## Work required
Look for the line containing "Recreate this image as a component" and the line containing "const trackEnd = 68.9;" in the entries below. Copy those two and all lines between them exactly, leaving out pictures.

## Supplied records
## begin
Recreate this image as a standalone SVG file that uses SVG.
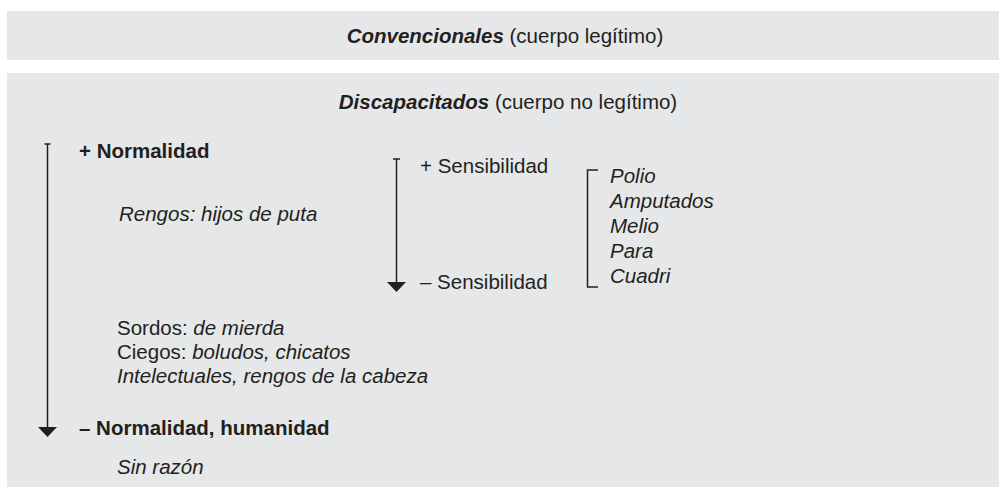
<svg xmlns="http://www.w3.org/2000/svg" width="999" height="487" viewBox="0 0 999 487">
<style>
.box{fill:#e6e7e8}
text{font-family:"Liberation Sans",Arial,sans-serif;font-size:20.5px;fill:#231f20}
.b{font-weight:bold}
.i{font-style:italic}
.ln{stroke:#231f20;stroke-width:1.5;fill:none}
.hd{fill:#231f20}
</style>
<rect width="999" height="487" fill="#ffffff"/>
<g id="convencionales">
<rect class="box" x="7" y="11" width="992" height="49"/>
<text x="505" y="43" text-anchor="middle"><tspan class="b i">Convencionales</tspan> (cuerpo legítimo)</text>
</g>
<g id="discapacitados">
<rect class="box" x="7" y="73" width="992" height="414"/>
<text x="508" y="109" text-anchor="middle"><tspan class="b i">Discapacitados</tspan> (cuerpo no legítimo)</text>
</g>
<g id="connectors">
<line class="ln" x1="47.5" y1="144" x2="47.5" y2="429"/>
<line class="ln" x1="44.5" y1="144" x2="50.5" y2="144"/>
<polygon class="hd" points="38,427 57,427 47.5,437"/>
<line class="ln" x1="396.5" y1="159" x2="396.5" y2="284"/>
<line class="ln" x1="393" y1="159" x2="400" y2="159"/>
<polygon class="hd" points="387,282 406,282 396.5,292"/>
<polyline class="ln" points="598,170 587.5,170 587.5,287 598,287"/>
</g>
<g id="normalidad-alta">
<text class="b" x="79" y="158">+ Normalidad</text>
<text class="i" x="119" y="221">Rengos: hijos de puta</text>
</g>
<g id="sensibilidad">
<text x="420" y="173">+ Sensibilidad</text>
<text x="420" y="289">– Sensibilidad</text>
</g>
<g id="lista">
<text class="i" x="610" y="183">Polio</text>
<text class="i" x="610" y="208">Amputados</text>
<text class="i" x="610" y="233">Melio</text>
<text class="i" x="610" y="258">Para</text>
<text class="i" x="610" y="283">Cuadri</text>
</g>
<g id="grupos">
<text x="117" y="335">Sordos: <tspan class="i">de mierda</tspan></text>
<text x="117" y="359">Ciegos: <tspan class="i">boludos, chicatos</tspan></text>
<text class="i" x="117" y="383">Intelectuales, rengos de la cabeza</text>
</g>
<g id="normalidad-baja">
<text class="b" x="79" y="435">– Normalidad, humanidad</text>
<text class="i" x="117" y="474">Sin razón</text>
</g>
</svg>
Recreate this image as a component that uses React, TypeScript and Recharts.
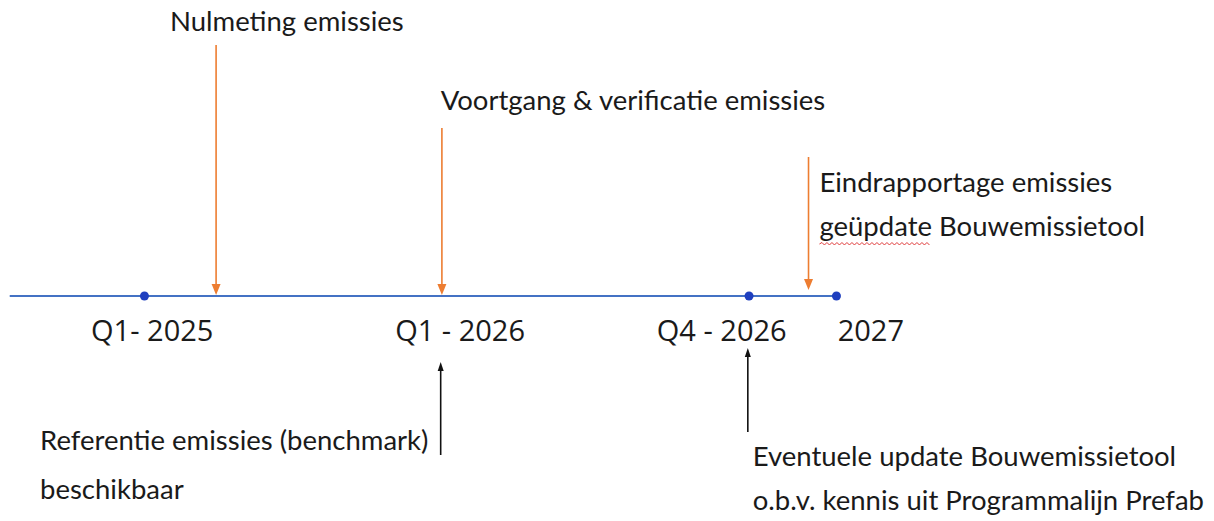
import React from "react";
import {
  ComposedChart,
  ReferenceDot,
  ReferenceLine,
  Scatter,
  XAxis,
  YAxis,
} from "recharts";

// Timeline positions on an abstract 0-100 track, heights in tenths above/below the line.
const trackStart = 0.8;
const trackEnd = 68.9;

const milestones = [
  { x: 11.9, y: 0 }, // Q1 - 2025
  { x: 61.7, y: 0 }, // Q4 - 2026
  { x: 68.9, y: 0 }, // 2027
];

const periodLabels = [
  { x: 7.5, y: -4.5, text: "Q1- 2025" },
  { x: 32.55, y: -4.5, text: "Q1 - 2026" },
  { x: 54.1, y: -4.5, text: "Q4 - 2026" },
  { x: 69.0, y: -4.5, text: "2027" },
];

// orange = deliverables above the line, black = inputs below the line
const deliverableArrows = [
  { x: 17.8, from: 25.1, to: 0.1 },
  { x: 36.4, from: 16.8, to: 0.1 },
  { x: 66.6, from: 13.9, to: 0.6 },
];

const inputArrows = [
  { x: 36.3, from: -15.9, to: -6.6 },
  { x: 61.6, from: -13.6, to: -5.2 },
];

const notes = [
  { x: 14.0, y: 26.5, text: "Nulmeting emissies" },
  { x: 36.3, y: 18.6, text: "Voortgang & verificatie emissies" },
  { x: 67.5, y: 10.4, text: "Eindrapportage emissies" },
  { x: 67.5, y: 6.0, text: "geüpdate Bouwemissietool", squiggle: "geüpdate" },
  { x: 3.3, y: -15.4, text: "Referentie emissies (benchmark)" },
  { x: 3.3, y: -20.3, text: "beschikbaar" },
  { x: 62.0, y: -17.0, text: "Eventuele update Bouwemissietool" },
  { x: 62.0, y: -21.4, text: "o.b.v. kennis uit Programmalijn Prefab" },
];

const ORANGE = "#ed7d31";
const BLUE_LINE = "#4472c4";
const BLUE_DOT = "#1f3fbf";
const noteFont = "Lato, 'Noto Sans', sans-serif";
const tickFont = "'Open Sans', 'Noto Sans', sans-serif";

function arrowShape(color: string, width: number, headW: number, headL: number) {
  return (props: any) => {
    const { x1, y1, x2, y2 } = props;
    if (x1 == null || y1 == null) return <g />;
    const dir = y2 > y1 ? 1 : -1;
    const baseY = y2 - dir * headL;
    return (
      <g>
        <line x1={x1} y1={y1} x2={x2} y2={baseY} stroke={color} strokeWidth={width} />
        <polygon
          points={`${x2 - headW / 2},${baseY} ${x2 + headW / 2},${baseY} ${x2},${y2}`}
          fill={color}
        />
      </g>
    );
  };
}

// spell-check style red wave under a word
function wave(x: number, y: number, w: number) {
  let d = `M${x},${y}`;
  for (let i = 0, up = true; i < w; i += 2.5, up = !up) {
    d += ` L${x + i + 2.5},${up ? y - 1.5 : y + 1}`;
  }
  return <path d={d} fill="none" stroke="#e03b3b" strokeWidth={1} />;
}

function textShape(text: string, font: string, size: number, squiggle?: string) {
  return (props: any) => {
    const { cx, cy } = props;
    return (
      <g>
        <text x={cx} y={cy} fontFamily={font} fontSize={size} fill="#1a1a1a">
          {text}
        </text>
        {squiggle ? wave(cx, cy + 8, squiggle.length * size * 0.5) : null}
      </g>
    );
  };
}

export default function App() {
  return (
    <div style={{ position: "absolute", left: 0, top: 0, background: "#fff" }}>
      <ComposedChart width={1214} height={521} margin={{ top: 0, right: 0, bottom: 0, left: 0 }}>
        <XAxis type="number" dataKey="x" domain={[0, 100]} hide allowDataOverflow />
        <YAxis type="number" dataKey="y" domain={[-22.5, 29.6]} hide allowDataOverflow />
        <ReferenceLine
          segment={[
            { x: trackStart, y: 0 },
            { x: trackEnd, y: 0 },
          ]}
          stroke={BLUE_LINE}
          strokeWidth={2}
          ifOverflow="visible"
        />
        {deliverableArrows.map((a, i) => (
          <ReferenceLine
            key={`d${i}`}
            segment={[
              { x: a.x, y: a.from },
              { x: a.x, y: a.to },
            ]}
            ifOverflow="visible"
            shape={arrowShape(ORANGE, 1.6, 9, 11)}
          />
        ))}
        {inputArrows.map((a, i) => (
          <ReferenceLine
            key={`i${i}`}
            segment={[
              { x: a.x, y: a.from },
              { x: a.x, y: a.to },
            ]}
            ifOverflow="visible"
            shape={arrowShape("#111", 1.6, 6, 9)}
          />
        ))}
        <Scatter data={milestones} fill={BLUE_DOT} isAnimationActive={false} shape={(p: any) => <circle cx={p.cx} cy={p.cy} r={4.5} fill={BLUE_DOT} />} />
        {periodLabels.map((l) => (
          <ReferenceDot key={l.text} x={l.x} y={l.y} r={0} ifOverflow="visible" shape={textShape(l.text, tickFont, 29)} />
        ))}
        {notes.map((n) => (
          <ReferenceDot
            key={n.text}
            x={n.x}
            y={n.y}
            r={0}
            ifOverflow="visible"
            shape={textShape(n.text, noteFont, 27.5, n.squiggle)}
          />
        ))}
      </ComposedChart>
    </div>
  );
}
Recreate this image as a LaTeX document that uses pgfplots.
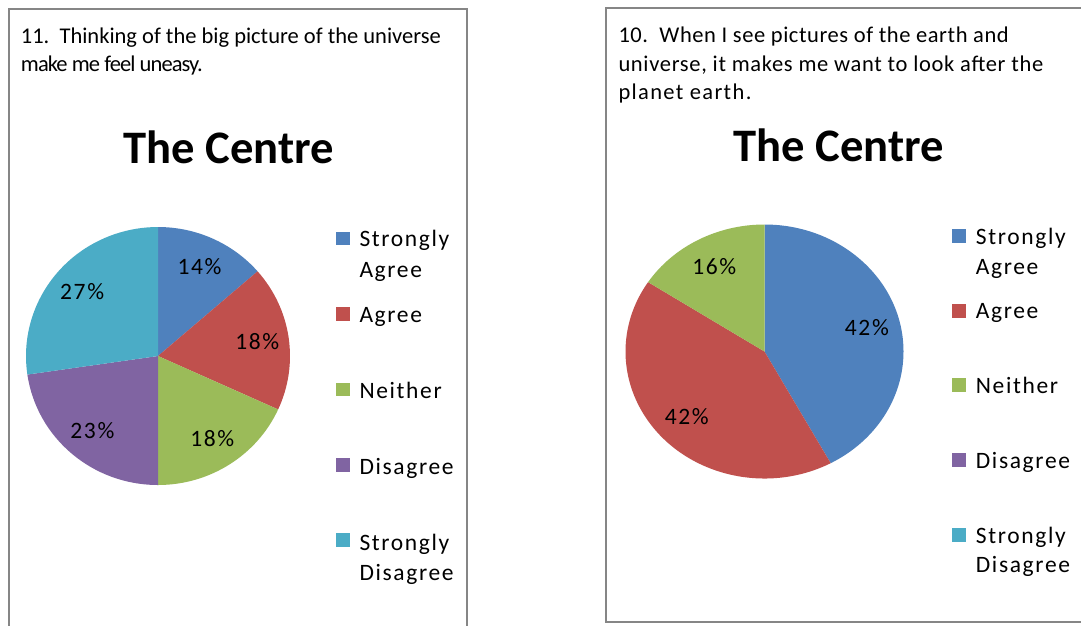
## end
## Result
Recreate this image as a component that uses React, TypeScript and Recharts.
import React from "react";
import {
  ComposedChart,
  ReferenceDot,
  ReferenceLine,
  Scatter,
  XAxis,
  YAxis,
} from "recharts";

// Timeline positions on an abstract 0-100 track, heights in tenths above/below the line.
const trackStart = 0.8;
const trackEnd = 68.9;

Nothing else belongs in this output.